I should also mention that worms can cause puppies to have diarrhea, so be sure to rule out that possibility by either giving worm meds appropriately or having their stool checked by your vet.

Another reason for puppies to have pudding poop is a little more complicated.  Puppies have antibodies which protect them against all kind of stuff in the environment as long as they are nursing from their mommies.  Very shortly after they are weaned, their own bodies have to pick up the slack and do the work on their own.  A couple of “bugs” that are out there that can make a puppy sick with diarrhea are giardia and coccidia.  Most adult dogs have immunities but are often carriers so they can pass these ailments to puppies.  In addition, either can be picked up from the grass, standing water, or even from the floors or toys or bowls in our multi dog households.  You may even bring your puppy home from the breeder to find that they are in the process of “shedding” the organisms through their poop.  If the poop looks like it is encased in mucous or has some blood, those are indicators that they need some medicine from the vet, usually Flagyl for Giardia and Albon for Coccidia. Although not immediately life threatening, small puppies can get dehydrated and we just don’t want their bellies to hurt, so get them in for a checkup.  In most cases, the vet will want to also treat your other dogs because both are highly contagious.
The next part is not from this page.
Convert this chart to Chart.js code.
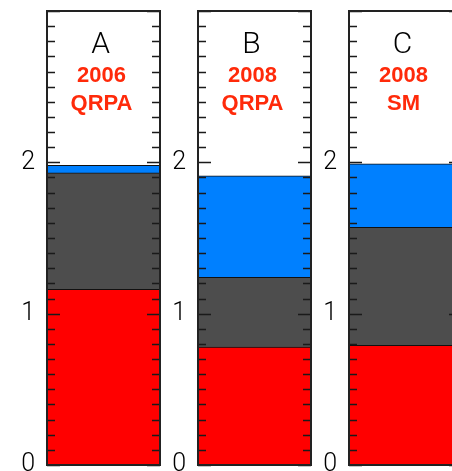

In a worst case scenario and if your puppy is very sick and lethargic along with diarrhea, get the vet ASAP because they just might have Parvo.  Luckily, very early treatment and intervention raise the chances of survival.  You will know the difference between a romping puppy with loose stools and a sick puppy.

Diarrhea in adult dogs often is the result of eating too much food, stress, too many treats, or food from our plates.  I see stress diarrhea a lot with my pet sit clients because our dogs are a little confused when we leave for an extended period of time.  I keep a probiotic called DogZymes on hand and have terrific success with adding a small amount to each meal to keep tummies feeling good.  It is available from NaturesFarmacy.com.  It is an all natural product and I have seen no ill effects, only positive results.  I use it for my own dogs when we are traveling or have guests in the house.

If, however, your adult dog has diarrhea with blood or mucous, they may also be fighting off giardia or coccidia as mentioned above.  My dogs tend to get a round of giardia in the early Spring when there’s a lot of rain and my backyard grass is especially wet.  When I see that mucous in their stool, I immediately give them a round of Flagyl.

This may be more than you wanted to know about puppy poops, but if you are intrigued by the topic, the Internet provides all kinds of detailed information about the ailments I mentioned.